WHAT YOU ARE ASKED TO DO
Would you write out the listing verbatim and skip every picture in it?

RECORDED DATA
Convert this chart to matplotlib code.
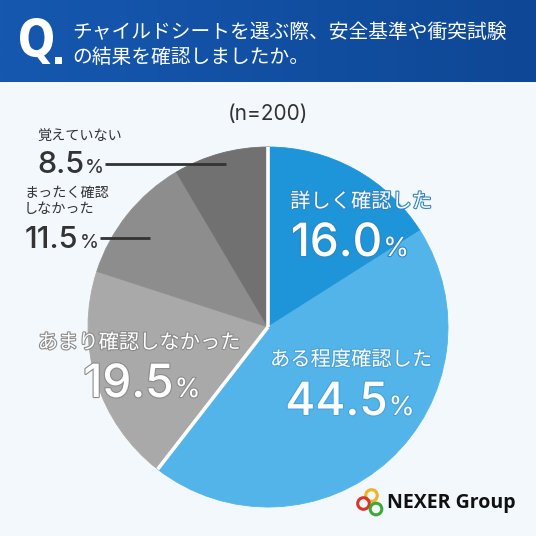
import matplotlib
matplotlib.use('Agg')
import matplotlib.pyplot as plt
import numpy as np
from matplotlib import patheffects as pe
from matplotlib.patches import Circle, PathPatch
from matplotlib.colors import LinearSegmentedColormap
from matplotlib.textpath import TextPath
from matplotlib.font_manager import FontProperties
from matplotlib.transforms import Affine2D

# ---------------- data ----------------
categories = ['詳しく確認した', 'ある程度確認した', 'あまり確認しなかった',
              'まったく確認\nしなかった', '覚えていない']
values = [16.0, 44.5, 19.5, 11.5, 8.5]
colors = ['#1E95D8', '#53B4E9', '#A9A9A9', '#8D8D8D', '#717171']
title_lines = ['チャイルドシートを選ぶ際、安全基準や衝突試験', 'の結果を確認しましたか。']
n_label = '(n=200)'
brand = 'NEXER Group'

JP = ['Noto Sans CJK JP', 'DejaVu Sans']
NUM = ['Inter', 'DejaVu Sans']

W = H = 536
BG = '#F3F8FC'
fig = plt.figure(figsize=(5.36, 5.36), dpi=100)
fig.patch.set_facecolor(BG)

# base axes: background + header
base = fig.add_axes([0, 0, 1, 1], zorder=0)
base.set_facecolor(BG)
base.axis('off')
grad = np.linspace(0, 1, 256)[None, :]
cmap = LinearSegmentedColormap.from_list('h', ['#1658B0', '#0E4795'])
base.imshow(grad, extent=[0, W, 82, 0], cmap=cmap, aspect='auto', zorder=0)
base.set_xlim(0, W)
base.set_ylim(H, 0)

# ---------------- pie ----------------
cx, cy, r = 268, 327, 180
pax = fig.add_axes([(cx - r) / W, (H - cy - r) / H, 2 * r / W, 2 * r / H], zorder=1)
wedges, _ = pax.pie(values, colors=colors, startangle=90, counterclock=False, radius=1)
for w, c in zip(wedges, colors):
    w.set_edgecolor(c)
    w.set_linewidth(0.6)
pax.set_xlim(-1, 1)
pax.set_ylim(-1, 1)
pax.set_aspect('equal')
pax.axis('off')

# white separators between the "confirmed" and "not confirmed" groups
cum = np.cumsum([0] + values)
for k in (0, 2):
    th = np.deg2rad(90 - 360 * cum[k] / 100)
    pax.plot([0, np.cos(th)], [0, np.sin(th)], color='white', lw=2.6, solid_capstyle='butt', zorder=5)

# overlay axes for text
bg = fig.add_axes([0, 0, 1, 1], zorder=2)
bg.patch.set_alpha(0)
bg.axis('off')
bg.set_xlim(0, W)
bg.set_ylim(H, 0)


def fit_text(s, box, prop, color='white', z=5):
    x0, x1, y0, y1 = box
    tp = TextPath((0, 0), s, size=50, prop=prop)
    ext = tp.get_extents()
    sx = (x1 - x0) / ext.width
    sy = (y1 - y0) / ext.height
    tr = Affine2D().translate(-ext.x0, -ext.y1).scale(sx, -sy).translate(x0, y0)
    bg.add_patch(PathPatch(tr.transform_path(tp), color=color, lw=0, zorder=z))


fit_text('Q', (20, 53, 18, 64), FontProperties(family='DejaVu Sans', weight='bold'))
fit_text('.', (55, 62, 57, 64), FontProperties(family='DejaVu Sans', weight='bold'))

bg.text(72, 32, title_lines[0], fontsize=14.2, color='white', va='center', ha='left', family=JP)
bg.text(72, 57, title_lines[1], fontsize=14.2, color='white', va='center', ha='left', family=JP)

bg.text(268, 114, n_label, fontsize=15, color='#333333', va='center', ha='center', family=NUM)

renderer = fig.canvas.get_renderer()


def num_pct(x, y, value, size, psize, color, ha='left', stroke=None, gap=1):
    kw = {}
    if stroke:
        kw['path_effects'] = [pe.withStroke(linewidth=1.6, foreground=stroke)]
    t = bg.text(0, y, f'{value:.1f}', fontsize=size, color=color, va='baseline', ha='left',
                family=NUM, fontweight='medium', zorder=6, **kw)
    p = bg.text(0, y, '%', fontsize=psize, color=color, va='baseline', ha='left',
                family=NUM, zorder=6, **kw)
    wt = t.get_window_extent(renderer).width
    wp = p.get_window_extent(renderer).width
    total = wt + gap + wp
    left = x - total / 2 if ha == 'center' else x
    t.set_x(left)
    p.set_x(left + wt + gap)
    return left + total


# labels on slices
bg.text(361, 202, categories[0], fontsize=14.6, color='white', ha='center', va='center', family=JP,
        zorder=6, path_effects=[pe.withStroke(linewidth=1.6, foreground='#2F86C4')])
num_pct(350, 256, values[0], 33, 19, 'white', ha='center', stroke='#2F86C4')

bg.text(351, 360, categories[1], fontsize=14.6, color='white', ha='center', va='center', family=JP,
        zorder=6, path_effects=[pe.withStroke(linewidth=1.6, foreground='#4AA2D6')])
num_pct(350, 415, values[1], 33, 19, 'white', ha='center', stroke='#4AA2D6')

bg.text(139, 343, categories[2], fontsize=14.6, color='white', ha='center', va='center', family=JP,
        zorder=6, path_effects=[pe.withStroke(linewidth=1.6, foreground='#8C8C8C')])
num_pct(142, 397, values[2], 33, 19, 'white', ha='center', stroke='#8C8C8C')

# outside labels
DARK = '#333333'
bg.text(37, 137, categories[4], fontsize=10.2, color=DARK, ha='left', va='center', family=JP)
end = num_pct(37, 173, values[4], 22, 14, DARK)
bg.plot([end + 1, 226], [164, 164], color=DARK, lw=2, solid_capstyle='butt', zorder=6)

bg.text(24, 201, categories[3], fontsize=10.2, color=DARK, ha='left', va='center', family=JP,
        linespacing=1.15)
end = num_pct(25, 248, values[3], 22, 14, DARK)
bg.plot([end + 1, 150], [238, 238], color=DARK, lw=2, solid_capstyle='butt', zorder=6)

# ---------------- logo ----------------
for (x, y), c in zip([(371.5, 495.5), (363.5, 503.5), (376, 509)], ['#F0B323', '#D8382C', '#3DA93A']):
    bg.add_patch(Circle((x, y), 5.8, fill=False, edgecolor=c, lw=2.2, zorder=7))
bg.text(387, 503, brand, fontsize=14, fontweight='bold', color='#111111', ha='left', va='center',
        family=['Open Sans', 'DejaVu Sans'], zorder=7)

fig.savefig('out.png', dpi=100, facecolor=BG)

OUTPUT FOR THIS TASK
Convert this chart to matplotlib code.
import matplotlib
matplotlib.use('Agg')
import matplotlib.pyplot as plt
import numpy as np
from matplotlib import patheffects as pe
from matplotlib.patches import Circle, PathPatch
from matplotlib.colors import LinearSegmentedColormap
from matplotlib.textpath import TextPath
from matplotlib.font_manager import FontProperties
from matplotlib.transforms import Affine2D

# ---------------- data ----------------
categories = ['詳しく確認した', 'ある程度確認した', 'あまり確認しなかった',
              'まったく確認\nしなかった', '覚えていない']
values = [16.0, 44.5, 19.5, 11.5, 8.5]
colors = ['#1E95D8', '#53B4E9', '#A9A9A9', '#8D8D8D', '#717171']
title_lines = ['チャイルドシートを選ぶ際、安全基準や衝突試験', 'の結果を確認しましたか。']
n_label = '(n=200)'
brand = 'NEXER Group'

JP = ['Noto Sans CJK JP', 'DejaVu Sans']
NUM = ['Inter', 'DejaVu Sans']

W = H = 536
BG = '#F3F8FC'
fig = plt.figure(figsize=(5.36, 5.36), dpi=100)
fig.patch.set_facecolor(BG)

# base axes: background + header
base = fig.add_axes([0, 0, 1, 1], zorder=0)
base.set_facecolor(BG)
base.axis('off')
grad = np.linspace(0, 1, 256)[None, :]
cmap = LinearSegmentedColormap.from_list('h', ['#1658B0', '#0E4795'])
base.imshow(grad, extent=[0, W, 82, 0], cmap=cmap, aspect='auto', zorder=0)
base.set_xlim(0, W)
base.set_ylim(H, 0)

# ---------------- pie ----------------
cx, cy, r = 268, 327, 180
pax = fig.add_axes([(cx - r) / W, (H - cy - r) / H, 2 * r / W, 2 * r / H], zorder=1)
wedges, _ = pax.pie(values, colors=colors, startangle=90, counterclock=False, radius=1)
for w, c in zip(wedges, colors):
    w.set_edgecolor(c)
    w.set_linewidth(0.6)
pax.set_xlim(-1, 1)
pax.set_ylim(-1, 1)
pax.set_aspect('equal')
pax.axis('off')

# white separators between the "confirmed" and "not confirmed" groups
cum = np.cumsum([0] + values)
for k in (0, 2):
    th = np.deg2rad(90 - 360 * cum[k] / 100)
    pax.plot([0, np.cos(th)], [0, np.sin(th)], color='white', lw=2.6, solid_capstyle='butt', zorder=5)

# overlay axes for text
bg = fig.add_axes([0, 0, 1, 1], zorder=2)
bg.patch.set_alpha(0)
bg.axis('off')
bg.set_xlim(0, W)
bg.set_ylim(H, 0)


def fit_text(s, box, prop, color='white', z=5):
    x0, x1, y0, y1 = box
    tp = TextPath((0, 0), s, size=50, prop=prop)
    ext = tp.get_extents()
    sx = (x1 - x0) / ext.width
    sy = (y1 - y0) / ext.height
    tr = Affine2D().translate(-ext.x0, -ext.y1).scale(sx, -sy).translate(x0, y0)
    bg.add_patch(PathPatch(tr.transform_path(tp), color=color, lw=0, zorder=z))


fit_text('Q', (20, 53, 18, 64), FontProperties(family='DejaVu Sans', weight='bold'))
fit_text('.', (55, 62, 57, 64), FontProperties(family='DejaVu Sans', weight='bold'))

bg.text(72, 32, title_lines[0], fontsize=14.2, color='white', va='center', ha='left', family=JP)
bg.text(72, 57, title_lines[1], fontsize=14.2, color='white', va='center', ha='left', family=JP)

bg.text(268, 114, n_label, fontsize=15, color='#333333', va='center', ha='center', family=NUM)

renderer = fig.canvas.get_renderer()


def num_pct(x, y, value, size, psize, color, ha='left', stroke=None, gap=1):
    kw = {}
    if stroke:
        kw['path_effects'] = [pe.withStroke(linewidth=1.6, foreground=stroke)]
    t = bg.text(0, y, f'{value:.1f}', fontsize=size, color=color, va='baseline', ha='left',
                family=NUM, fontweight='medium', zorder=6, **kw)
    p = bg.text(0, y, '%', fontsize=psize, color=color, va='baseline', ha='left',
                family=NUM, zorder=6, **kw)
    wt = t.get_window_extent(renderer).width
    wp = p.get_window_extent(renderer).width
    total = wt + gap + wp
    left = x - total / 2 if ha == 'center' else x
    t.set_x(left)
    p.set_x(left + wt + gap)
    return left + total


# labels on slices
bg.text(361, 202, categories[0], fontsize=14.6, color='white', ha='center', va='center', family=JP,
        zorder=6, path_effects=[pe.withStroke(linewidth=1.6, foreground='#2F86C4')])
num_pct(350, 256, values[0], 33, 19, 'white', ha='center', stroke='#2F86C4')

bg.text(351, 360, categories[1], fontsize=14.6, color='white', ha='center', va='center', family=JP,
        zorder=6, path_effects=[pe.withStroke(linewidth=1.6, foreground='#4AA2D6')])
num_pct(350, 415, values[1], 33, 19, 'white', ha='center', stroke='#4AA2D6')

bg.text(139, 343, categories[2], fontsize=14.6, color='white', ha='center', va='center', family=JP,
        zorder=6, path_effects=[pe.withStroke(linewidth=1.6, foreground='#8C8C8C')])
num_pct(142, 397, values[2], 33, 19, 'white', ha='center', stroke='#8C8C8C')

# outside labels
DARK = '#333333'
bg.text(37, 137, categories[4], fontsize=10.2, color=DARK, ha='left', va='center', family=JP)
end = num_pct(37, 173, values[4], 22, 14, DARK)
bg.plot([end + 1, 226], [164, 164], color=DARK, lw=2, solid_capstyle='butt', zorder=6)

bg.text(24, 201, categories[3], fontsize=10.2, color=DARK, ha='left', va='center', family=JP,
        linespacing=1.15)
end = num_pct(25, 248, values[3], 22, 14, DARK)
bg.plot([end + 1, 150], [238, 238], color=DARK, lw=2, solid_capstyle='butt', zorder=6)

# ---------------- logo ----------------
for (x, y), c in zip([(371.5, 495.5), (363.5, 503.5), (376, 509)], ['#F0B323', '#D8382C', '#3DA93A']):
    bg.add_patch(Circle((x, y), 5.8, fill=False, edgecolor=c, lw=2.2, zorder=7))
bg.text(387, 503, brand, fontsize=14, fontweight='bold', color='#111111', ha='left', va='center',
        family=['Open Sans', 'DejaVu Sans'], zorder=7)

fig.savefig('out.png', dpi=100, facecolor=BG)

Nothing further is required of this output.